Over half of people in Britain want cannabis legalised or its possession decriminalised, according to the results of a poll.
According to an Ipsos Mori survey, 53 percent of Britons say they want the drug downgraded and 67 percent say they want a comprehensive overview of the country's approach to drugs.
The survey, published by the Transform Drug Policy Foundation, also found support for cannabis legalisation was high among Conservative voters.
It showed that 50 percent of Conservatives and 55 percent of Labour voters say cannabis should be legally regulated or decriminalised.
The survey found that many tabloid readers also support the findings - 46 perent of Daily Mail readers want the drug made legal.
Just 14 percent of the public and 17 percent of Daily Mail readers support tougher enforcement and heavier penalties for cannabis offences.
A spokesperson for Transform said: "These results show just how far ahead of politicians the public are.
"While Labour and Conservative politicians shy away from the debate on drugs, around half of their supporters want to see legal regulation of cannabis production and supply or decriminalisation of cannabis possession, and a significant majority want a comprehensive review of our approach to drugs - including consideration of legal regulation.
"The poll demonstrates that even among Daily Mail readers, almost half support less punitive approaches to cannabis, and a majority back an independent review of all options, which may come as a surprise to the paper's editors."
Coalition should experiment
In October, the UK Drug Policy Commission published a report that said cannabis should be legalised and people should be able to grow it for personal use.
Huge amounts of time and money were spent enforcing cannabis laws and allowing people to possess small amounts of the drug would significantly cut costs, it said.

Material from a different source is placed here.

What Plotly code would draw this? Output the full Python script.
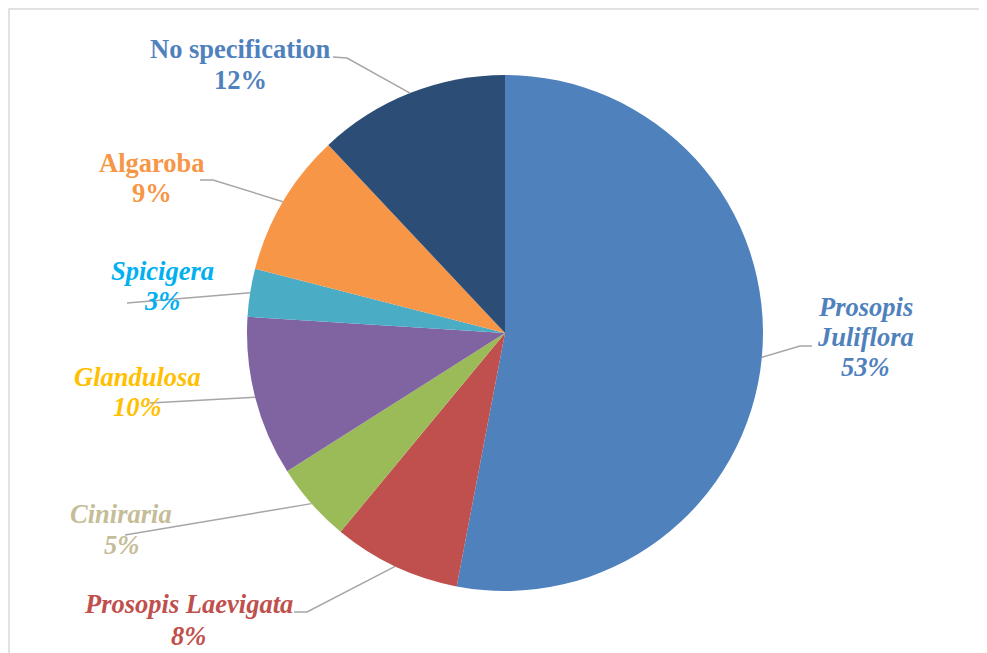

Evidence from countries shows that legalising cannabis would not lead to a significant increase in use, it continued.
The Ipsos Mori poll found that 40 percent of Britons support a Portugal-style system, where it is legal to possess small quantities of cannabis.
"Politicians have repeated their 'tough on drugs' propaganda for so long that they assume the public are more fearful of change than they really are," the spokesperson said.
"The world has changed and the public are far more progressive than was thought - right across the political spectrum.
"At the very least, the government should heed longstanding and growing calls for a review of all policy options, including legal regulation. And as a matter of urgency the coalition should engage in experiments in the Portuguese-style decriminalisation of possession of drugs for personal use.
"Now is the time for the heads of all parties to show the leadership citizens surely deserve."